----- DATA EXCERPT -----

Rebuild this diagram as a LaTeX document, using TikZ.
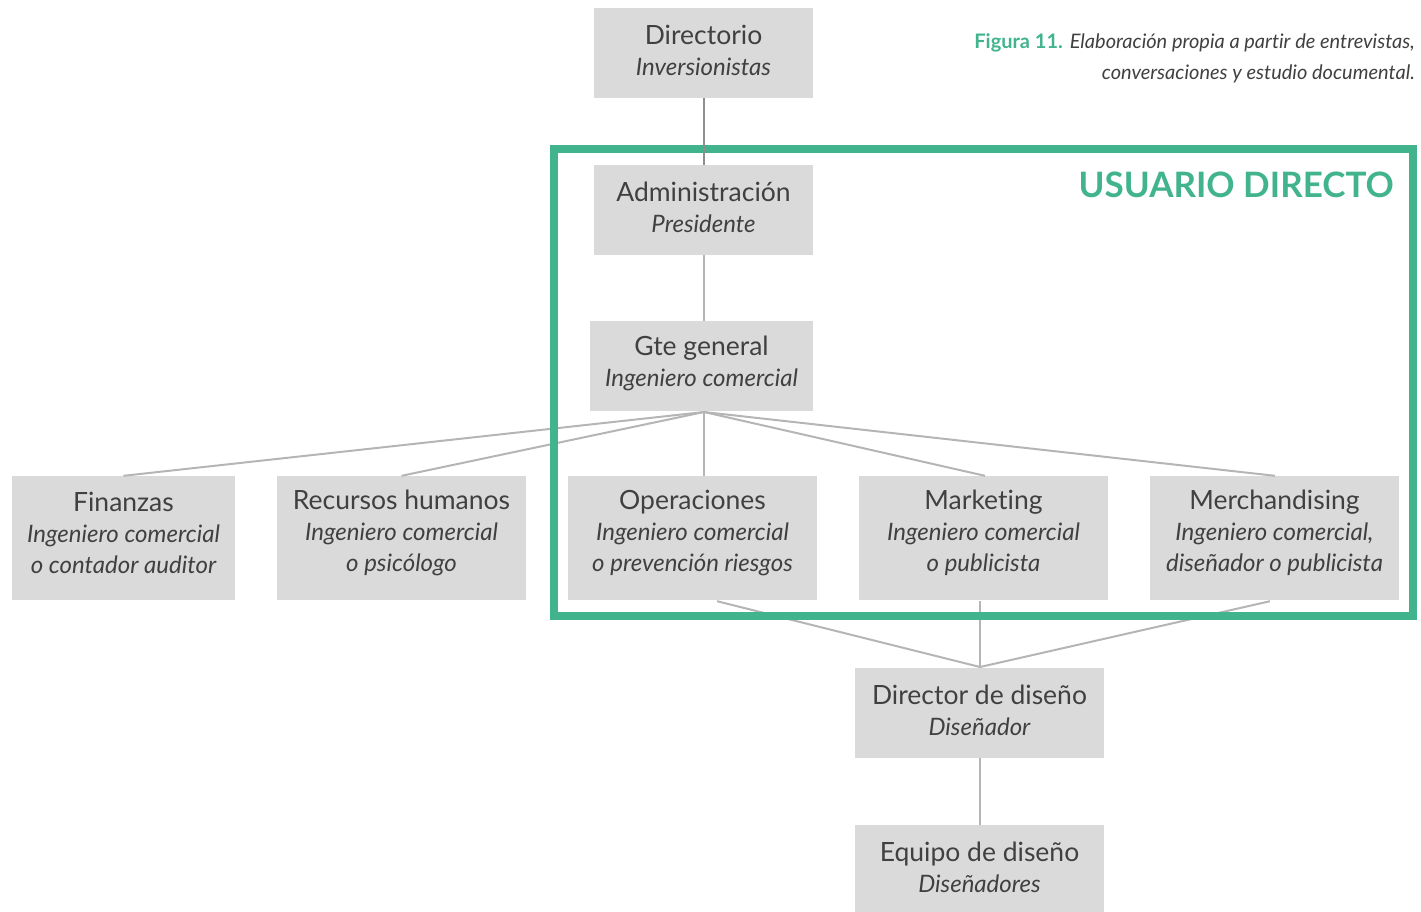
\documentclass[tikz,border=0pt]{standalone}
\usepackage{fontspec}
\setmainfont[Ligatures={NoCommon}]{Lato}
\usetikzlibrary{calc}
\definecolor{boxgray}{HTML}{DADADA}
\definecolor{linegray}{HTML}{B5B5B5}
\definecolor{darkline}{HTML}{8E8E8E}
\definecolor{txt}{HTML}{404040}
\definecolor{grn}{HTML}{41B48D}
\newcommand{\sub}[1]{{\fontsize{24}{31}\selectfont\itshape #1}}
\tikzset{
  orgbox/.style={fill=boxgray, draw=none, inner sep=0pt},
  boxtext/.style={align=center, text=txt, inner sep=0pt, yshift=3,
    font=\fontsize{26.5}{31}\selectfont},
  conn/.style={draw=linegray, line width=2pt},
}
\begin{document}
\begin{tikzpicture}[x=1pt,y=-1pt]
\useasboundingbox (0,0) rectangle (1421,911);
% boxes
\node[orgbox, minimum width=219, minimum height=90, label={[boxtext]center:Directorio\\\sub{Inversionistas}}] (dir) at (703.5,53) {};
\node[orgbox, minimum width=219, minimum height=90, label={[boxtext]center:Administración\\\sub{Presidente}}] (adm) at (703.5,210) {};
\node[orgbox, minimum width=223, minimum height=90, label={[boxtext]center:Gte general\\\sub{Ingeniero comercial}}] (gte) at (701.5,366) {};
\node[orgbox, minimum width=223, minimum height=124, label={[boxtext,yshift=2]center:Finanzas\\\sub{Ingeniero comercial}\\\sub{o contador auditor}}] (fin) at (123.5,538) {};
\node[orgbox, minimum width=249, minimum height=124, label={[boxtext,yshift=2]center:Recursos humanos\\\sub{Ingeniero comercial}\\\sub{o psicólogo}}] (rrhh) at (401.5,538) {};
\node[orgbox, minimum width=249, minimum height=124, label={[boxtext,yshift=2]center:Operaciones\\\sub{Ingeniero comercial}\\\sub{o prevención riesgos}}] (ope) at (692.5,538) {};
\node[orgbox, minimum width=249, minimum height=124, label={[boxtext,yshift=2]center:Marketing\\\sub{Ingeniero comercial}\\\sub{o publicista}}] (mkt) at (983.5,538) {};
\node[orgbox, minimum width=249, minimum height=124, label={[boxtext,yshift=2]center:Merchandising\\\sub{Ingeniero comercial,}\\\sub{diseñador o publicista}}] (mer) at (1274.5,538) {};
\node[orgbox, minimum width=249, minimum height=90, label={[boxtext]center:Director de diseño\\\sub{Diseñador}}] (dd) at (979.5,713) {};
\node[orgbox, minimum width=249, minimum height=90, label={[boxtext]center:Equipo de diseño\\\sub{Diseñadores}}] (eq) at (979.5,870) {};
% fan coordinates
\coordinate (fan) at (704,412);
\coordinate (join) at (980,667);
% connectors
\draw[conn] (adm.south -| fan) -- (gte.north -| fan);
\draw[conn] (fan) -- (fin.north);
\draw[conn] (fan) -- (rrhh.north);
\draw[conn] (fan) -- (ope.north -| fan);
\draw[conn] (fan) -- ($(mkt.north)+(1.5,0)$);
\draw[conn] (fan) -- ($(mer.north)+(0.5,0)$);
\draw[conn] ($(ope.south)+(24.5,1)$) -- (join);
\draw[conn] ($(mkt.south -| join)+(0,1)$) -- (join);
\draw[conn] ($(mer.south)+(-4.5,1)$) -- (join);
\draw[conn] (dd.south -| join) -- (eq.north -| join);
% green frame
\draw[draw=grn, line width=8pt] (554,149) rectangle (1413,616);
\draw[draw=darkline, line width=2pt] (dir.south -| fan) -- (adm.north -| fan);
\node[anchor=base east, text=grn, font=\fontsize{35}{35}\selectfont\bfseries, inner sep=0pt] (usr) at (1394,197) {USUARIO DIRECTO};
% caption
\node[anchor=north east, align=right, inner sep=0pt, text=txt, font=\fontsize{20}{31}\selectfont] (cap) at (1415,33)
  {{\color{grn}\bfseries Figura 11.} \textit{Elaboración propia a partir de entrevistas,}\\\textit{conversaciones y estudio documental.}};
\end{tikzpicture}
\end{document}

-----

▶ AIM
Transcribe the full listing above exactly, with the images removed.

▶ TASK ANSWER
Rebuild this diagram as a LaTeX document, using TikZ.
\documentclass[tikz,border=0pt]{standalone}
\usepackage{fontspec}
\setmainfont[Ligatures={NoCommon}]{Lato}
\usetikzlibrary{calc}
\definecolor{boxgray}{HTML}{DADADA}
\definecolor{linegray}{HTML}{B5B5B5}
\definecolor{darkline}{HTML}{8E8E8E}
\definecolor{txt}{HTML}{404040}
\definecolor{grn}{HTML}{41B48D}
\newcommand{\sub}[1]{{\fontsize{24}{31}\selectfont\itshape #1}}
\tikzset{
  orgbox/.style={fill=boxgray, draw=none, inner sep=0pt},
  boxtext/.style={align=center, text=txt, inner sep=0pt, yshift=3,
    font=\fontsize{26.5}{31}\selectfont},
  conn/.style={draw=linegray, line width=2pt},
}
\begin{document}
\begin{tikzpicture}[x=1pt,y=-1pt]
\useasboundingbox (0,0) rectangle (1421,911);
% boxes
\node[orgbox, minimum width=219, minimum height=90, label={[boxtext]center:Directorio\\\sub{Inversionistas}}] (dir) at (703.5,53) {};
\node[orgbox, minimum width=219, minimum height=90, label={[boxtext]center:Administración\\\sub{Presidente}}] (adm) at (703.5,210) {};
\node[orgbox, minimum width=223, minimum height=90, label={[boxtext]center:Gte general\\\sub{Ingeniero comercial}}] (gte) at (701.5,366) {};
\node[orgbox, minimum width=223, minimum height=124, label={[boxtext,yshift=2]center:Finanzas\\\sub{Ingeniero comercial}\\\sub{o contador auditor}}] (fin) at (123.5,538) {};
\node[orgbox, minimum width=249, minimum height=124, label={[boxtext,yshift=2]center:Recursos humanos\\\sub{Ingeniero comercial}\\\sub{o psicólogo}}] (rrhh) at (401.5,538) {};
\node[orgbox, minimum width=249, minimum height=124, label={[boxtext,yshift=2]center:Operaciones\\\sub{Ingeniero comercial}\\\sub{o prevención riesgos}}] (ope) at (692.5,538) {};
\node[orgbox, minimum width=249, minimum height=124, label={[boxtext,yshift=2]center:Marketing\\\sub{Ingeniero comercial}\\\sub{o publicista}}] (mkt) at (983.5,538) {};
\node[orgbox, minimum width=249, minimum height=124, label={[boxtext,yshift=2]center:Merchandising\\\sub{Ingeniero comercial,}\\\sub{diseñador o publicista}}] (mer) at (1274.5,538) {};
\node[orgbox, minimum width=249, minimum height=90, label={[boxtext]center:Director de diseño\\\sub{Diseñador}}] (dd) at (979.5,713) {};
\node[orgbox, minimum width=249, minimum height=90, label={[boxtext]center:Equipo de diseño\\\sub{Diseñadores}}] (eq) at (979.5,870) {};
% fan coordinates
\coordinate (fan) at (704,412);
\coordinate (join) at (980,667);
% connectors
\draw[conn] (adm.south -| fan) -- (gte.north -| fan);
\draw[conn] (fan) -- (fin.north);
\draw[conn] (fan) -- (rrhh.north);
\draw[conn] (fan) -- (ope.north -| fan);
\draw[conn] (fan) -- ($(mkt.north)+(1.5,0)$);
\draw[conn] (fan) -- ($(mer.north)+(0.5,0)$);
\draw[conn] ($(ope.south)+(24.5,1)$) -- (join);
\draw[conn] ($(mkt.south -| join)+(0,1)$) -- (join);
\draw[conn] ($(mer.south)+(-4.5,1)$) -- (join);
\draw[conn] (dd.south -| join) -- (eq.north -| join);
% green frame
\draw[draw=grn, line width=8pt] (554,149) rectangle (1413,616);
\draw[draw=darkline, line width=2pt] (dir.south -| fan) -- (adm.north -| fan);
\node[anchor=base east, text=grn, font=\fontsize{35}{35}\selectfont\bfseries, inner sep=0pt] (usr) at (1394,197) {USUARIO DIRECTO};
% caption
\node[anchor=north east, align=right, inner sep=0pt, text=txt, font=\fontsize{20}{31}\selectfont] (cap) at (1415,33)
  {{\color{grn}\bfseries Figura 11.} \textit{Elaboración propia a partir de entrevistas,}\\\textit{conversaciones y estudio documental.}};
\end{tikzpicture}
\end{document}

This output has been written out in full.